Zeemanschap

Uit Wikipedia, de vrije encyclopedie
Het is goed zeemanschap om vaart te minderen tijdens zwaar weer.

Zeemanschap, ook wel praktische zeevaartkunde genoemd, is zeemansgebruik gebaseerd op ervaring, inzicht, kennis en kunde. Goed zeemanschap is een ruim begrip en omvat alle aspecten om op een veilige manier een schip te behandelen. Deze aspecten zijn onder andere navigatie, zwaar weer, assistentie van schepen in nood, schip verlaten, man overboord, manoeuvreren, slepen, meren, ankeren, belading, zeewaardig maken van het schip, onderhoud en bemanning.

Regelgeving in Nederland[bewerken | brontekst bewerken]
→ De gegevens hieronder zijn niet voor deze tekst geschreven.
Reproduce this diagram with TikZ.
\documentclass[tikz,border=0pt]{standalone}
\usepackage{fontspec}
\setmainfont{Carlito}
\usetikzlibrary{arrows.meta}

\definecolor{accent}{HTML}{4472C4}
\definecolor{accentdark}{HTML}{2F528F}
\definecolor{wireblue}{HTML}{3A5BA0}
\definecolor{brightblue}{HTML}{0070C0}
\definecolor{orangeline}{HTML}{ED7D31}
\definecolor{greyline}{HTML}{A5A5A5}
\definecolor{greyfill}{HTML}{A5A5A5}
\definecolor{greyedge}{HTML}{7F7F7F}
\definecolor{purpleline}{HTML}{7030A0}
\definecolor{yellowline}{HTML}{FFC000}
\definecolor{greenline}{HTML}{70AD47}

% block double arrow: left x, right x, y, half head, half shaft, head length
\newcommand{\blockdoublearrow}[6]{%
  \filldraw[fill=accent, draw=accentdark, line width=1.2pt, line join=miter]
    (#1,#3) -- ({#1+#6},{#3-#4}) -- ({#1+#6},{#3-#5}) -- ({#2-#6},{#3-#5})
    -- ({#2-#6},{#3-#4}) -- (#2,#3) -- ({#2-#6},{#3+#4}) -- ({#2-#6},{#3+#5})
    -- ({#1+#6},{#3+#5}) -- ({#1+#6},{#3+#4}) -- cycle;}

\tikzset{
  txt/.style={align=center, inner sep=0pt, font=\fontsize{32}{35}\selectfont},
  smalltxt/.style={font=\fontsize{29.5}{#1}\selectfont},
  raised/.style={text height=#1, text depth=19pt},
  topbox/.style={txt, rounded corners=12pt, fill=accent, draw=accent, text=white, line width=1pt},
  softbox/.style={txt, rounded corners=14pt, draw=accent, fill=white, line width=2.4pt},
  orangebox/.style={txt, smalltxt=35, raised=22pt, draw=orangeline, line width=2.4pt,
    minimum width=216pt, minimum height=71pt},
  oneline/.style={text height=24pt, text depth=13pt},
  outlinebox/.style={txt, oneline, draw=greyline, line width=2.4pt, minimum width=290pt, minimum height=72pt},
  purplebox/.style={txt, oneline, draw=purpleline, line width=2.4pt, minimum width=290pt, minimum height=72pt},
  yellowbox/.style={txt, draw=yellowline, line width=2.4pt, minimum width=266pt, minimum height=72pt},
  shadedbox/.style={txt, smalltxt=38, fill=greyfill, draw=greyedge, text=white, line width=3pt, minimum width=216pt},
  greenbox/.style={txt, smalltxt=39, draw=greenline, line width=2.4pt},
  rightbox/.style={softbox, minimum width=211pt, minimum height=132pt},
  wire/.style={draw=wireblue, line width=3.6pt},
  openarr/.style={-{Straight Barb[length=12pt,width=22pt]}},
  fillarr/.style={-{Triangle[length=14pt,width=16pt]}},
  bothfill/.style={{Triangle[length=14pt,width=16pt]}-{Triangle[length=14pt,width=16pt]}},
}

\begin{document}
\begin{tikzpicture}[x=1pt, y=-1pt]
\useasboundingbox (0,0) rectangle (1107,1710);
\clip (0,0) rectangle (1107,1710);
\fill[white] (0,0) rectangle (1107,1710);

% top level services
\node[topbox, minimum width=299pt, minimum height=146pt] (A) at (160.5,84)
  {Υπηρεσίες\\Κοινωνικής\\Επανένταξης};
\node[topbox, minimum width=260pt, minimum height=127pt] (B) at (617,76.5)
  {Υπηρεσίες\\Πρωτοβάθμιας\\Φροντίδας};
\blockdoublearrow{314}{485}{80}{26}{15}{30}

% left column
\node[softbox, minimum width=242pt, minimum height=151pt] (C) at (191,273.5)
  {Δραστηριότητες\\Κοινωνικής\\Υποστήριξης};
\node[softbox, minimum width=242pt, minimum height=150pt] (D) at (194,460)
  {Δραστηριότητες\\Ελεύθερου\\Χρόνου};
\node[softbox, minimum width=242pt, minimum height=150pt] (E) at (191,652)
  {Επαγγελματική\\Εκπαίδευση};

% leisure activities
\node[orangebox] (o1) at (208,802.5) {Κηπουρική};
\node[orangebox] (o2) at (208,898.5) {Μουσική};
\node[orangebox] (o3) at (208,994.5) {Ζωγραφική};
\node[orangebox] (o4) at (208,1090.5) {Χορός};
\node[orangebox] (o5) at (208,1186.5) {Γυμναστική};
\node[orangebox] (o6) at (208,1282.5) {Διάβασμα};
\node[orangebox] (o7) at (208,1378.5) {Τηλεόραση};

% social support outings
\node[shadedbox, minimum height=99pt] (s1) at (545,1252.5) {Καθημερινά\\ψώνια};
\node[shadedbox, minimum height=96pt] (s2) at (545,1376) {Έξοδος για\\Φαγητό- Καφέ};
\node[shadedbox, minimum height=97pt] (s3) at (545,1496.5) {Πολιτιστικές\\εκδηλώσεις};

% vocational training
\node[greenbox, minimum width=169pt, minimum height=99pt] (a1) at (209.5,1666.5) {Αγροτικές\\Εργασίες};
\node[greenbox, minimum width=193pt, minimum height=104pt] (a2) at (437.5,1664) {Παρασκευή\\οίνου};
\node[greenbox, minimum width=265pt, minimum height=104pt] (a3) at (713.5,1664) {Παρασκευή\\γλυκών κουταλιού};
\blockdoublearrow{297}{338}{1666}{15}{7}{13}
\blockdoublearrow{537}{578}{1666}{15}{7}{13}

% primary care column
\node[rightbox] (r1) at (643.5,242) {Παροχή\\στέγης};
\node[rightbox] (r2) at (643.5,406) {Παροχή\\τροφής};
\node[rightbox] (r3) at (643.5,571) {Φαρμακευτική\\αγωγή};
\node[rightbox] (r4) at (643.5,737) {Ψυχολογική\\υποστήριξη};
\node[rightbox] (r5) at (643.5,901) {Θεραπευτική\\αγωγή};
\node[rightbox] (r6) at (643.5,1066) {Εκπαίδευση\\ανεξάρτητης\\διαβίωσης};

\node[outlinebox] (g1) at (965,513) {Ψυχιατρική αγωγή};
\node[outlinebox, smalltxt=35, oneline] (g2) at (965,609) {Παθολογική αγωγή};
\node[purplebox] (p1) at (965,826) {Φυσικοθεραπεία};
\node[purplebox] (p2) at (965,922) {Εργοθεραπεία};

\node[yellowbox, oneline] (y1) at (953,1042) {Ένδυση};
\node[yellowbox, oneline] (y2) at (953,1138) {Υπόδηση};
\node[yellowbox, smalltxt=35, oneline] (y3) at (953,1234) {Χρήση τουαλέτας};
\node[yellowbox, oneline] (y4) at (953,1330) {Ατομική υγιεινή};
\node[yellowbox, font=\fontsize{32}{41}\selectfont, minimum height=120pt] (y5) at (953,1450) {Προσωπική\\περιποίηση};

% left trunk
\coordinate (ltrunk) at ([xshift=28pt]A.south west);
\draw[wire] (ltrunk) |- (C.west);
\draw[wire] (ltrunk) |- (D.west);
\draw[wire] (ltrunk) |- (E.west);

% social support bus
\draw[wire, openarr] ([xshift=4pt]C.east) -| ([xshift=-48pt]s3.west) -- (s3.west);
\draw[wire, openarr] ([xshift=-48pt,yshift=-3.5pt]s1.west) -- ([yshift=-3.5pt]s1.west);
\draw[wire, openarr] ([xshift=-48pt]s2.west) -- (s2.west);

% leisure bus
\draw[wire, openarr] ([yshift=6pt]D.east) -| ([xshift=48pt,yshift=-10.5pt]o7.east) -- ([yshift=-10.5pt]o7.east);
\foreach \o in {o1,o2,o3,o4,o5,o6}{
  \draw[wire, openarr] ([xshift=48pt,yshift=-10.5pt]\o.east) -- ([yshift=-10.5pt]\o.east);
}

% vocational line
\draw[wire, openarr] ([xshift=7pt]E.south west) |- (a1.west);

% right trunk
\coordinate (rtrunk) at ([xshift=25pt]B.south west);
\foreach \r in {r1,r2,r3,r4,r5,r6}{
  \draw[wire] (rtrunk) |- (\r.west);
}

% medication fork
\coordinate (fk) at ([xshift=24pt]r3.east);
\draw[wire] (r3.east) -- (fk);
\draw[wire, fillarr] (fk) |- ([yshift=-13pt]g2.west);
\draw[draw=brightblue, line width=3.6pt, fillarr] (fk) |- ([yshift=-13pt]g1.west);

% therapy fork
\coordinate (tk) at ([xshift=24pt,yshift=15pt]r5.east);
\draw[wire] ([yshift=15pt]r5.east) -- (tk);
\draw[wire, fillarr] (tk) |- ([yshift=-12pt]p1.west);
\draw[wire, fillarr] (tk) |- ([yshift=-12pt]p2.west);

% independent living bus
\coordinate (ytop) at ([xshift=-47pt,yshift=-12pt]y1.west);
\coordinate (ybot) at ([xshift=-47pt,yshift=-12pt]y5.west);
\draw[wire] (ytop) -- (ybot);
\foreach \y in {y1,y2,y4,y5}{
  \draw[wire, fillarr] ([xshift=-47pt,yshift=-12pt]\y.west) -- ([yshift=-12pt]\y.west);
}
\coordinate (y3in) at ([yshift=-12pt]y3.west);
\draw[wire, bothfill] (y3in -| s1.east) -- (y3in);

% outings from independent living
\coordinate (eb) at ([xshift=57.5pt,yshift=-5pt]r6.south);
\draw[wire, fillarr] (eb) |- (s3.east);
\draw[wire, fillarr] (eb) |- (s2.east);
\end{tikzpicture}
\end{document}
Het begrip zeemansgebruik wordt onder andere gebruikt in voorschrift 2 van de BvA, waarin wordt gesteld dat het naleven van de voorschriften niet de verplichting wegneemt om voorzorgsmaatregelen te nemen volgens gewoon zeemansgebruik. Het begrip wordt ook gebruikt in de binnenvaart. Artikel 1.04 van het BPR zegt dat de schipper bij het ontbreken van relevante voorschriften goed zeemanschap moet gebruiken om te voorkomen dat levens in gevaar komen, schade wordt veroorzaakt of de scheepvaart in gevaar wordt gebracht.

Het begrip is veranderd met de scheepvaart, vooral door de overgang van de zeilvaart naar de stoomvaart. Zo spreekt de Handleiding voor de praktische zeevaartkunde van Jacob Swart uit 1865 op p. 496 over:

Onder zeemanschap verstaan wij de kennis der zeeën, van de voornaamste en grootste zee-stroomen, banken, van eenige bijzonderheden der getijen, kustlichten, en eenige andere kunstmiddelen, die ten dienste der zeevaart hier en daar zijn en nog dagelijks worden daargesteld, als ook de kennis der algemeene natuurkunde der zee, waarover in dezen tijd zoo veel wordt gesproken, waarvan door sommigen met zeer veel ophef gewag wordt gemaakt, en die indordaad, als men met oordeel en onderscheiding te werk gaat, ook in zoo vele opzigten allerbelangrijkst kan medewerken tot beveiliging en bekorting der zeereizen.